**PROBLEM TO SOLVE**: What follows is a listing; restate every line of it word for word.

------------------------------------------------

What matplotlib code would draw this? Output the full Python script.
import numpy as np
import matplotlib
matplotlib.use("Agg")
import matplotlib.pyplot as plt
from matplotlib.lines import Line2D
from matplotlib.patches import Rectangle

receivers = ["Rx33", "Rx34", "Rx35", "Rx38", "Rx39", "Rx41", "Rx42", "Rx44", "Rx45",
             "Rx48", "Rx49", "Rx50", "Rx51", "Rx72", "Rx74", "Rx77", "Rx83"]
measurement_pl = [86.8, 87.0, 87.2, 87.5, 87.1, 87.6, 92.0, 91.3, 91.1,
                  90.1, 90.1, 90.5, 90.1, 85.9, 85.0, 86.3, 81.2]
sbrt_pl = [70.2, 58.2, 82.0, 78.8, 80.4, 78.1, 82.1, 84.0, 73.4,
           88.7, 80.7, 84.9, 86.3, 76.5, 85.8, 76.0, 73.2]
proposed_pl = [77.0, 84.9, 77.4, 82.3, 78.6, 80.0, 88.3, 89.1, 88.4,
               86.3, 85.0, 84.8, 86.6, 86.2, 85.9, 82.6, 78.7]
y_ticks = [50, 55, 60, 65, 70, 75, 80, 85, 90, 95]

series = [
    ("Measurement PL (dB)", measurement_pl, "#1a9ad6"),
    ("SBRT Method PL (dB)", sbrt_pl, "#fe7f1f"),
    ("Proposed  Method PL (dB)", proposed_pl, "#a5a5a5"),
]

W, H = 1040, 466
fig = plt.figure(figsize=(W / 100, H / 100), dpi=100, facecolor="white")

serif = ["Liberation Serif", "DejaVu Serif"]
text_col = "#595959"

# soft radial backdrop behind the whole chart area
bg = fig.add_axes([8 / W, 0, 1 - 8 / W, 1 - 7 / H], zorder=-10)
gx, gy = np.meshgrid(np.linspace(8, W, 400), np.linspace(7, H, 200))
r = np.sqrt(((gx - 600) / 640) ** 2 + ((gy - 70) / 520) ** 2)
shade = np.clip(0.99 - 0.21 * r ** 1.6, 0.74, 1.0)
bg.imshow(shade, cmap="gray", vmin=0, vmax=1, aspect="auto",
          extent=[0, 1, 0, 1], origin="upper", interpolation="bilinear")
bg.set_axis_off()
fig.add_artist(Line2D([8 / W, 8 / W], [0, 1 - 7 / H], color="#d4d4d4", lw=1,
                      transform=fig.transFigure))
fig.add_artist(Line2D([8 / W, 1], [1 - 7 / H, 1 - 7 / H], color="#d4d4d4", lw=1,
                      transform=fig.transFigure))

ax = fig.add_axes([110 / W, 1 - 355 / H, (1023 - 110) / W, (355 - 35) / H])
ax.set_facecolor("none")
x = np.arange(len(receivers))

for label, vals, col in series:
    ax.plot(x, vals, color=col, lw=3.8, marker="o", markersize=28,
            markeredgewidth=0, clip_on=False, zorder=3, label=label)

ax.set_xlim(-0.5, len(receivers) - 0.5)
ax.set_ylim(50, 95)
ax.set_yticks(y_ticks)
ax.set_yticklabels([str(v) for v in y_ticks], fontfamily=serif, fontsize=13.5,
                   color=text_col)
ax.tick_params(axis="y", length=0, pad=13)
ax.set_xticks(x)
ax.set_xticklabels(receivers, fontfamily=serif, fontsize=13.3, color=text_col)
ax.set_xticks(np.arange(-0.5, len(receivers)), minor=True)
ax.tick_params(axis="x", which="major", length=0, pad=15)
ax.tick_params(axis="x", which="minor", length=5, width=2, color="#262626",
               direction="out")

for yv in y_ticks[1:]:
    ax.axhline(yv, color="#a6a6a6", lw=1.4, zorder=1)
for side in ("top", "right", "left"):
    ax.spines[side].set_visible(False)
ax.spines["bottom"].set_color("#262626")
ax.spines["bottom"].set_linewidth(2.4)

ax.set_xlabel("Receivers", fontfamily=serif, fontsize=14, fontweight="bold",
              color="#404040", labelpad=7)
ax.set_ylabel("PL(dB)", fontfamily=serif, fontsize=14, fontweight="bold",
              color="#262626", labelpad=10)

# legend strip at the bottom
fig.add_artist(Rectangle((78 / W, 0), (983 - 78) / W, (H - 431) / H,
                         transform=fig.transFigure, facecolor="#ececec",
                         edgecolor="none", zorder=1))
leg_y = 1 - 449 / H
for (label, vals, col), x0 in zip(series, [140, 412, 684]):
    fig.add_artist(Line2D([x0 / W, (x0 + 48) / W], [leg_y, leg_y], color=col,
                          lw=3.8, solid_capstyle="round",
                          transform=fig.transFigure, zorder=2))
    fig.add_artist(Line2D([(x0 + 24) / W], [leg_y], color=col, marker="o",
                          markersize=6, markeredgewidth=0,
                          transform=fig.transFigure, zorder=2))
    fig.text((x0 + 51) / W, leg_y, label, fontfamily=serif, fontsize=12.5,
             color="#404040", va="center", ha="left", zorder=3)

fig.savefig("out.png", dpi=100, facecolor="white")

------------------------------------------------

**SOLUTION TO THE EXERCISE**:
What matplotlib code would draw this? Output the full Python script.
import numpy as np
import matplotlib
matplotlib.use("Agg")
import matplotlib.pyplot as plt
from matplotlib.lines import Line2D
from matplotlib.patches import Rectangle

receivers = ["Rx33", "Rx34", "Rx35", "Rx38", "Rx39", "Rx41", "Rx42", "Rx44", "Rx45",
             "Rx48", "Rx49", "Rx50", "Rx51", "Rx72", "Rx74", "Rx77", "Rx83"]
measurement_pl = [86.8, 87.0, 87.2, 87.5, 87.1, 87.6, 92.0, 91.3, 91.1,
                  90.1, 90.1, 90.5, 90.1, 85.9, 85.0, 86.3, 81.2]
sbrt_pl = [70.2, 58.2, 82.0, 78.8, 80.4, 78.1, 82.1, 84.0, 73.4,
           88.7, 80.7, 84.9, 86.3, 76.5, 85.8, 76.0, 73.2]
proposed_pl = [77.0, 84.9, 77.4, 82.3, 78.6, 80.0, 88.3, 89.1, 88.4,
               86.3, 85.0, 84.8, 86.6, 86.2, 85.9, 82.6, 78.7]
y_ticks = [50, 55, 60, 65, 70, 75, 80, 85, 90, 95]

series = [
    ("Measurement PL (dB)", measurement_pl, "#1a9ad6"),
    ("SBRT Method PL (dB)", sbrt_pl, "#fe7f1f"),
    ("Proposed  Method PL (dB)", proposed_pl, "#a5a5a5"),
]

W, H = 1040, 466
fig = plt.figure(figsize=(W / 100, H / 100), dpi=100, facecolor="white")

serif = ["Liberation Serif", "DejaVu Serif"]
text_col = "#595959"

# soft radial backdrop behind the whole chart area
bg = fig.add_axes([8 / W, 0, 1 - 8 / W, 1 - 7 / H], zorder=-10)
gx, gy = np.meshgrid(np.linspace(8, W, 400), np.linspace(7, H, 200))
r = np.sqrt(((gx - 600) / 640) ** 2 + ((gy - 70) / 520) ** 2)
shade = np.clip(0.99 - 0.21 * r ** 1.6, 0.74, 1.0)
bg.imshow(shade, cmap="gray", vmin=0, vmax=1, aspect="auto",
          extent=[0, 1, 0, 1], origin="upper", interpolation="bilinear")
bg.set_axis_off()
fig.add_artist(Line2D([8 / W, 8 / W], [0, 1 - 7 / H], color="#d4d4d4", lw=1,
                      transform=fig.transFigure))
fig.add_artist(Line2D([8 / W, 1], [1 - 7 / H, 1 - 7 / H], color="#d4d4d4", lw=1,
                      transform=fig.transFigure))

ax = fig.add_axes([110 / W, 1 - 355 / H, (1023 - 110) / W, (355 - 35) / H])
ax.set_facecolor("none")
x = np.arange(len(receivers))

for label, vals, col in series:
    ax.plot(x, vals, color=col, lw=3.8, marker="o", markersize=28,
            markeredgewidth=0, clip_on=False, zorder=3, label=label)

ax.set_xlim(-0.5, len(receivers) - 0.5)
ax.set_ylim(50, 95)
ax.set_yticks(y_ticks)
ax.set_yticklabels([str(v) for v in y_ticks], fontfamily=serif, fontsize=13.5,
                   color=text_col)
ax.tick_params(axis="y", length=0, pad=13)
ax.set_xticks(x)
ax.set_xticklabels(receivers, fontfamily=serif, fontsize=13.3, color=text_col)
ax.set_xticks(np.arange(-0.5, len(receivers)), minor=True)
ax.tick_params(axis="x", which="major", length=0, pad=15)
ax.tick_params(axis="x", which="minor", length=5, width=2, color="#262626",
               direction="out")

for yv in y_ticks[1:]:
    ax.axhline(yv, color="#a6a6a6", lw=1.4, zorder=1)
for side in ("top", "right", "left"):
    ax.spines[side].set_visible(False)
ax.spines["bottom"].set_color("#262626")
ax.spines["bottom"].set_linewidth(2.4)

ax.set_xlabel("Receivers", fontfamily=serif, fontsize=14, fontweight="bold",
              color="#404040", labelpad=7)
ax.set_ylabel("PL(dB)", fontfamily=serif, fontsize=14, fontweight="bold",
              color="#262626", labelpad=10)

# legend strip at the bottom
fig.add_artist(Rectangle((78 / W, 0), (983 - 78) / W, (H - 431) / H,
                         transform=fig.transFigure, facecolor="#ececec",
                         edgecolor="none", zorder=1))
leg_y = 1 - 449 / H
for (label, vals, col), x0 in zip(series, [140, 412, 684]):
    fig.add_artist(Line2D([x0 / W, (x0 + 48) / W], [leg_y, leg_y], color=col,
                          lw=3.8, solid_capstyle="round",
                          transform=fig.transFigure, zorder=2))
    fig.add_artist(Line2D([(x0 + 24) / W], [leg_y], color=col, marker="o",
                          markersize=6, markeredgewidth=0,
                          transform=fig.transFigure, zorder=2))
    fig.text((x0 + 51) / W, leg_y, label, fontfamily=serif, fontsize=12.5,
             color="#404040", va="center", ha="left", zorder=3)

fig.savefig("out.png", dpi=100, facecolor="white")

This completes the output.